Hundreds of citizens turned out to City Hall in March, after the San Marcos City Council passed an animal control ordinance mandating microchip registration for pet dogs and cats. The city’s animal services advisory board wants to re-visit the question for limited cases. Photo by Andy Sevilla.

STAFF REPORT

The pet microchipping debate, which brought dozens of protesters to San Marcos City Hall early this year, could be on its way back.

The city’s animal services advisory board will hold a public hearing on July 22 to receive comments about limited microchipping of impounded animals and restrictions on certain animal sales in San Marcos.

The public is invited to offer opinions about a proposal being considered by the animal services advisory board to require microchipping of dogs and cats if they are impounded for a second time at the city animal shelter. The proposal would apply only to animals that have been picked up a second time by animal control before they are released back to their owners.

The board meeting starts at 5:30 p.m. The hearing is set for 6 p.m. in Room 1 at the San Marcos Activity Center, 501 East Hopkins Street.

After the San Marcos City Council passed a new animal control ordinance mandating microchip registrations for pet dogs and cats more than four months old last December, citizens launched months of opposition.

In March, the council agreed to make microchipping voluntary.
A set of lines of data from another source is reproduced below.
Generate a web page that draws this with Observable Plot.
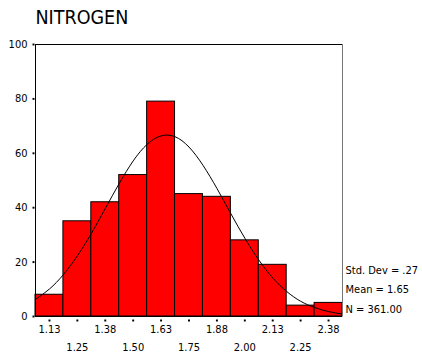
<!DOCTYPE html>
<html><head><meta charset="utf-8">
<script src="https://cdn.jsdelivr.net/npm/d3@7"></script>
<script src="https://cdn.jsdelivr.net/npm/@observablehq/plot@0.6"></script>
<style>body{margin:0;background:#fff}</style>
</head><body><div id="chart"></div>
<script>
const title = "NITROGEN";
const binCenters = [1.125, 1.25, 1.375, 1.5, 1.625, 1.75, 1.875, 2.0, 2.125, 2.25, 2.375];
const counts = [8, 35, 42, 52, 79, 45, 44, 28, 19, 4, 5];
const tickLabels = ["1.13", "1.25", "1.38", "1.50", "1.63", "1.75", "1.88", "2.00", "2.13", "2.25", "2.38"];
const yTicks = [0, 20, 40, 60, 80, 100];
const curveX = [1.0625, 1.125, 1.1875, 1.25, 1.3125, 1.375, 1.4375, 1.5, 1.5625, 1.625, 1.6875, 1.75, 1.8125, 1.875, 1.9375, 2.0, 2.0625, 2.125, 2.1875, 2.25, 2.3125, 2.375, 2.4375];
const curveY = [6.3, 10.1, 15.4, 22.3, 30.5, 39.7, 48.9, 57.2, 63.3, 66.4, 66.1, 62.3, 55.6, 47.1, 37.8, 28.8, 20.8, 14.2, 9.2, 5.6, 3.3, 1.8, 0.9];
const statLabels = ["Std. Dev = .27", "Mean = 1.65", "N = 361.00"];
const binWidth = 0.125;

const bars = binCenters.map((c, i) => ({x1: c - binWidth / 2, x2: c + binWidth / 2, y: counts[i]}));
const curve = curveX.map((x, i) => ({x, y: curveY[i]}));
const ticks = binCenters.map((v, i) => ({v, label: tickLabels[i], row: i % 2}));
const xMin = bars[0].x1, xMax = bars[bars.length - 1].x2;
const font = "'DejaVu Sans Condensed', 'DejaVu Sans', sans-serif";

const chart = Plot.plot({
  width: 422, height: 353,
  marginLeft: 35, marginRight: 80, marginTop: 44, marginBottom: 37,
  style: {fontFamily: font, fontSize: "11px", background: "#fff", color: "#000"},
  x: {domain: [xMin, xMax], axis: null},
  y: {domain: [0, 100], axis: null},
  marks: [
    Plot.rectY(bars, {x1: "x1", x2: "x2", y: "y", fill: "#ff0000", stroke: "#000", strokeWidth: 1}),
    Plot.line(curve, {x: "x", y: "y", curve: "natural", stroke: "#000", strokeWidth: 1}),
    Plot.ruleY([0, 100], {stroke: "#000", strokeWidth: 1}),
    Plot.ruleX([xMin], {stroke: "#000", strokeWidth: 1}),
    Plot.ruleX([xMax], {stroke: "#777", strokeWidth: 1}),
    Plot.axisY({ticks: yTicks, tickSize: 0, tickPadding: 8, fontSize: 11, label: null}),
    Plot.dot(yTicks, {y: d => d, frameAnchor: "left", dx: -2, symbol: "square", r: 1.1, fill: "#000", stroke: null}),
    Plot.dot(ticks, {x: "v", frameAnchor: "bottom", dy: 4, symbol: "square", r: 1.1, fill: "#000", stroke: null}),
    Plot.text(ticks.filter(d => d.row === 0), {x: "v", text: "label", frameAnchor: "bottom", dy: 13, lineAnchor: "middle", fontSize: 11}),
    Plot.text(ticks.filter(d => d.row === 1), {x: "v", text: "label", frameAnchor: "bottom", dy: 30.5, lineAnchor: "middle", fontSize: 11}),
    Plot.text([title], {frameAnchor: "top-left", dy: -27, textAnchor: "start", lineAnchor: "middle", fontSize: 19.5}),
    Plot.text([statLabels[0]], {frameAnchor: "bottom-right", dx: 3, dy: -46, textAnchor: "start", lineAnchor: "middle", fontSize: 11}),
    Plot.text([statLabels[1]], {frameAnchor: "bottom-right", dx: 3, dy: -27, textAnchor: "start", lineAnchor: "middle", fontSize: 11}),
    Plot.text([statLabels[2]], {frameAnchor: "bottom-right", dx: 3, dy: -7, textAnchor: "start", lineAnchor: "middle", fontSize: 11})
  ]
});
document.getElementById("chart").appendChild(chart);
</script>
</body></html>
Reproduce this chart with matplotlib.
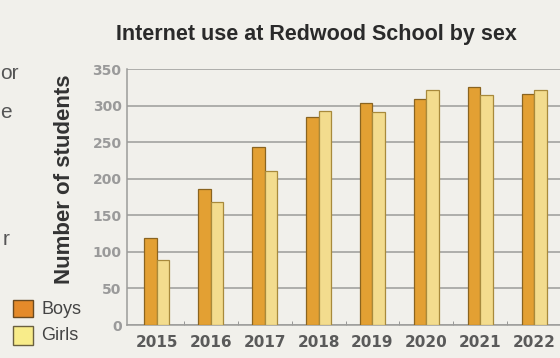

The council also loosened provisions in the ordinance that prohibited selling or giving away animals on public or private property and parking lots.

The board also will consider a proposal that would prohibit sales of animals on a roadside, public right-of-way, commercial parking lots and flea markets.

The proposals under consideration would not prohibit the sale or purchase of animals from a person’s private residence, display of animals at a city-sponsored event, or by a licensed commercial animal establishment.

For more information, call the city’s animal services department at (512) 805-2650.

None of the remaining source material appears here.